Nombre de ces messes sont par ailleurs copiées dans plusieurs
manuscrits. Mais les seules sources d’époque contenant les messes Mater Patris et Di Dadi sont les éditions Petrucci qui ont déjà publié en 1501, dans le recueil ‘Odhecaton’, le motet Mater Patris de Brumel, œuvre inspiratrice de la messe homonyme de Josquin.
Métamorphoses emploie pour ce programme six chanteurs: un
contre-ténor (Christophe Laporte), un ténor aigu (Vincent
Lièvre-Picard), un ténor (Eric Raffard), un baryton (Christophe
Gautier), un baryton-basse (Maurice Bourbon), une basse (Philippe
Roche). Les deux messes sont écrites la plupart du temps pour 4 voix,
parfois pour 2 ou 3, exceptionnellement pour 5 (Agnus 3 de la messe Mater Patris).
Ce nombre permet aux chanteurs un certain confort, grâce aux relais
qu’il rend possibles.
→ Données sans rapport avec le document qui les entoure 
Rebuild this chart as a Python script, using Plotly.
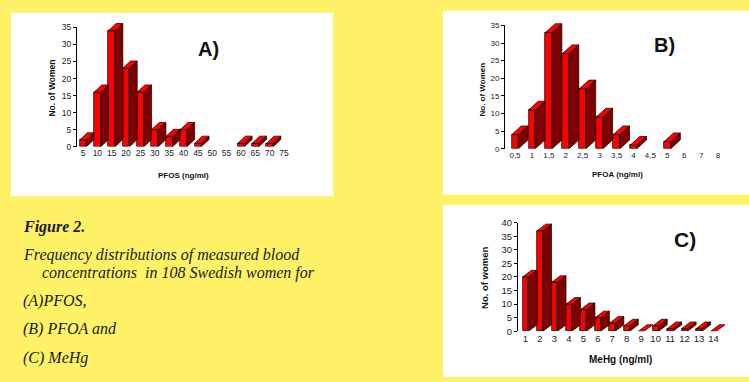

Mais il autorise surtout des changements de
couleurs bienvenus au service de l’interprétation et de la musique,
comme par exemple dans l’alternance de quatuors opposés: l’un, dit plus
léger, avec contre-ténor, deux ténors et un baryton, l’autre, dit plus
lourd, avec un ténor en superius, deux barytons dans les voix
centrales, et la basse en bassus. Toutes les voix sont tenues par des
solistes, sauf occasionnellement, ici ou là, pour obtenir certains
effets. C’est le cas en particulier de la teneur de la Di Dadi, toujours confiée à deux chanteurs.
Souhaitons à l’auditeur qu’il partage notre plaisir... Plaisir de
l’interprète, empreint de respect, d’avoir le droit d’évoluer au sein
de ces pages magistrales...
Maurice Bourbon
Tarifs : 10€ / 5€ ; pré-achat possible aux caisses du musée.